In those circumstances, they may be under the jurisdiction-if I may put it that way-of a consultant who works in the NHS and also has a private practice. Again, there is nothing evil about private practice. It was enshrined in the 1948 legislation by a Labour Government. This kind of conundrum has been around for some time. However, the technology has moved on with things such as MRI scans. You can often accelerate the diagnosis of a person's condition. I welcome being corrected on this and seek the Minister's guidance, but, as I understand it, if I as a citizen get my MRI scan from the guy near Waterloo station, that is usually at a unit price a bit lower than the cost to the NHS.

I would like to finish my line of argument. I can see that the noble Lord, Lord Phillips of Sudbury, is ready to pounce on me for daring to challenge this, but I listened patiently to his line of argument and would like him to listen patiently to mine before he bursts in. I am happy to take an intervention in a minute, but let me first deploy the argument.

Let us say that I get my MRI scan and am aware of a consultant in an NHS hospital who can respond to my sports injury-a fanciful thing, given my age-and this consultant is practising in a foundation trust but also has facilities to practise in a private hospital. I may be quite badly injured, with a cruciate ligament injury. What happens under this amendment?

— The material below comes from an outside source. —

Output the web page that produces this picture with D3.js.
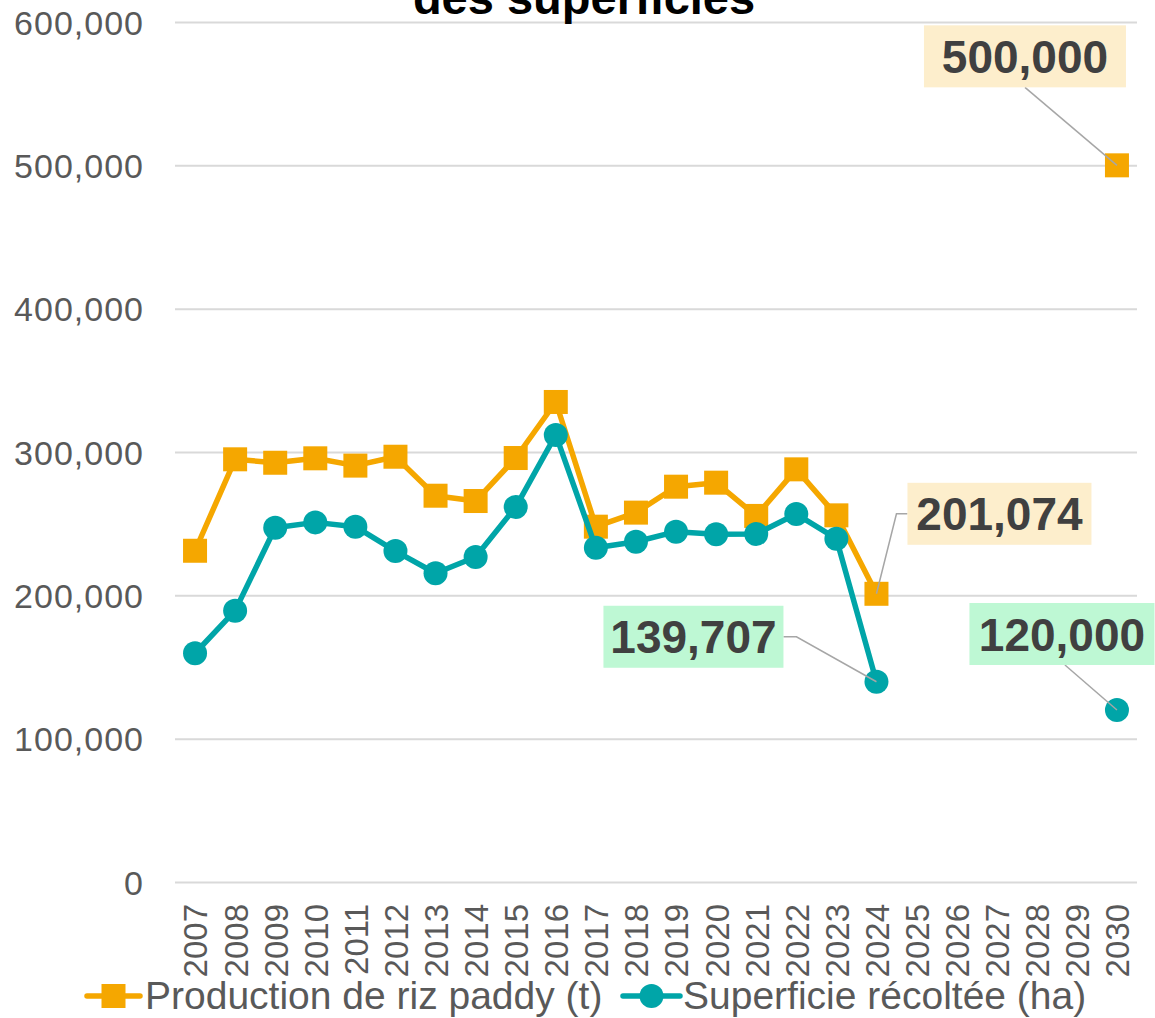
<!DOCTYPE html>
<html>
<head>
<meta charset="utf-8">
<script src="https://cdn.jsdelivr.net/npm/d3@7"></script>
<style>
  html, body { margin: 0; padding: 0; background: #fff; }
  svg { display: block; font-family: "Liberation Sans", Arial, sans-serif; }
</style>
</head>
<body>
<svg id="chart" width="1155" height="1018"></svg>
<script>
// data
const years = d3.range(2007, 2031).map(String);
const production = [231100, 294900, 292500, 295600, 290500, 296700, 269500, 265800, 295800, 334900,
  247900, 257700, 275800, 278600, 255400, 287900, 255800, 201074, null, null, null, null, null, 500000];
const superficie = [159600, 189300, 247200, 250900, 247900, 230900, 215400, 226700, 261600, 311900,
  233200, 237400, 244400, 242600, 242800, 256700, 239500, 139707, null, null, null, null, null, 120000];
const yTicks = [0, 100000, 200000, 300000, 400000, 500000, 600000];
const seriesNames = ["Production de riz paddy (t)", "Superficie récoltée (ha)"];
const titleLine = "des superficies";

// labelled points: series index, year
const callouts = [
  {s: 0, year: "2030"},
  {s: 0, year: "2024"},
  {s: 1, year: "2024"},
  {s: 1, year: "2030"}
];

const orange = "#F5A700", teal = "#00A5A8";
const colors = [orange, teal];
const boxFill = ["#FDEECC", "#BEF8D4"];
const textGray = "#595959";

const margin = {left: 175, right: 1137, top: 22, bottom: 882};
const svg = d3.select("#chart");

const x = d3.scalePoint().domain(years).range([margin.left, margin.right]).padding(0.5);
const y = d3.scaleLinear().domain([0, 600000]).range([margin.bottom, margin.top]);
const fmt = d3.format(",");

// grid + y labels
const yAxis = svg.append("g")
  .attr("transform", `translate(${margin.left},0)`)
  .call(d3.axisLeft(y).tickValues(yTicks).tickFormat(fmt)
    .tickSize(-(margin.right - margin.left)).tickPadding(31));
yAxis.select(".domain").remove();
yAxis.selectAll(".tick line").attr("stroke", "#d9d9d9").attr("stroke-width", 2);
yAxis.selectAll(".tick text")
  .attr("fill", textGray)
  .style("font-size", "34px")
  .style("letter-spacing", "1px")
  .attr("dy", "0.36em");

// x labels
const xAxis = svg.append("g")
  .attr("transform", `translate(0,${margin.bottom})`)
  .call(d3.axisBottom(x).tickSize(0));
xAxis.select(".domain").remove();
xAxis.selectAll(".tick text")
  .attr("fill", textGray)
  .style("font-size", "33px")
  .attr("text-anchor", "end")
  .attr("y", 0).attr("x", -22)
  .attr("dy", "0.36em")
  .attr("transform", "rotate(-90)");

// title (only the lower line is inside the picture)
svg.append("text")
  .attr("x", 584).attr("y", 14)
  .attr("text-anchor", "middle")
  .style("font-size", "47px").style("font-weight", "bold")
  .attr("fill", "#000")
  .text(titleLine);

const data = [production, superficie];
const line = d3.line()
  .defined(d => d.v != null)
  .x(d => x(d.year))
  .y(d => y(d.v));

data.forEach((vals, i) => {
  const pts = years.map((yr, k) => ({year: yr, v: vals[k]}));
  const g = svg.append("g");
  g.append("path")
    .datum(pts)
    .attr("d", line)
    .attr("fill", "none")
    .attr("stroke", colors[i])
    .attr("stroke-width", 5.5)
    .attr("stroke-linejoin", "round");

  const valid = pts.filter(d => d.v != null);
  if (i === 0) {
    g.selectAll("rect").data(valid).enter().append("rect")
      .attr("x", d => x(d.year) - 12).attr("y", d => y(d.v) - 12)
      .attr("width", 24).attr("height", 24)
      .attr("fill", orange);
  } else {
    g.selectAll("circle").data(valid).enter().append("circle")
      .attr("cx", d => x(d.year)).attr("cy", d => y(d.v))
      .attr("r", 12)
      .attr("fill", teal);
  }
});

// callouts with leader lines (offsets and box widths are layout only)
const calloutLayout = [
  {dx: -92, dy: -109, w: 202, leader: b => [[b.cx, b.y1]]},
  {dx: 123, dy: -80, w: 184, leader: b => [[b.x0, b.cy], [b.x0 - 11, b.cy]]},
  {dx: -183, dy: -45, w: 180, leader: b => [[b.x1, b.cy], [b.x1 + 13, b.cy]]},
  {dx: -55, dy: -76, w: 185, leader: b => [[b.cx + 3, b.y1]]}
];

const labelLayer = svg.append("g");
callouts.forEach((c, k) => {
  const v = data[c.s][years.indexOf(c.year)];
  const px = x(c.year), py = y(v);
  const lay = calloutLayout[k];
  const cx = px + lay.dx, cy = py + lay.dy;
  const w = lay.w, h = 62;
  const b = {x0: cx - w / 2, x1: cx + w / 2, y0: cy - h / 2, y1: cy + h / 2, cx: cx, cy: cy};
  const grp = labelLayer.append("g");
  grp.append("rect").attr("fill", boxFill[c.s])
    .attr("x", b.x0).attr("y", b.y0).attr("width", w).attr("height", h);
  grp.append("text")
    .attr("x", cx).attr("y", cy)
    .attr("dy", "0.36em")
    .attr("text-anchor", "middle")
    .style("font-size", "46px").style("font-weight", "bold")
    .attr("fill", "#404040")
    .text(fmt(v));
  const path = lay.leader(b).concat([[px, py]]);
  labelLayer.insert("path", ":first-child")
    .attr("d", d3.line()(path))
    .attr("fill", "none")
    .attr("stroke", "#a6a6a6")
    .attr("stroke-width", 1.5);
});

// legend
const legend = svg.append("g").attr("transform", "translate(0,996)");
const legendItems = [{x0: 87, x1: 140, tx: 145}, {x0: 623, x1: 680, tx: 683}];
seriesNames.forEach((name, i) => {
  const it = legendItems[i];
  const mx = (it.x0 + it.x1) / 2;
  legend.append("line")
    .attr("x1", it.x0).attr("x2", it.x1)
    .attr("stroke", colors[i]).attr("stroke-width", 5.5).attr("stroke-linecap", "round");
  if (i === 0) {
    legend.append("rect").attr("x", mx - 12).attr("y", -12).attr("width", 24).attr("height", 24).attr("fill", orange);
  } else {
    legend.append("circle").attr("cx", mx).attr("r", 12).attr("fill", teal);
  }
  legend.append("text")
    .attr("x", it.tx).attr("dy", "0.33em")
    .attr("fill", textGray)
    .style("font-size", "39px")
    .text(name);
});
</script>
</body>
</html>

Does it mean that the only safe thing for the consultant to do, in case he gets called up before the GMC, is to treat me, however urgent my case is, in the private hospital? Or does he, despite his clinical judgment, have to seek the approval of the foundation trust management and compare me against all the other people who may be on the waiting list? Let us be real-waiting lists will be rising as we move through the kind of financial circumstances that the NHS faces. If we make this amendment to the Bill, those consultants will be put into a rather difficult position in those kinds of circumstances, which are not fanciful. That is a question for the noble Lord, Lord Phillips of Sudbury, but I would welcome the Minister's view as well.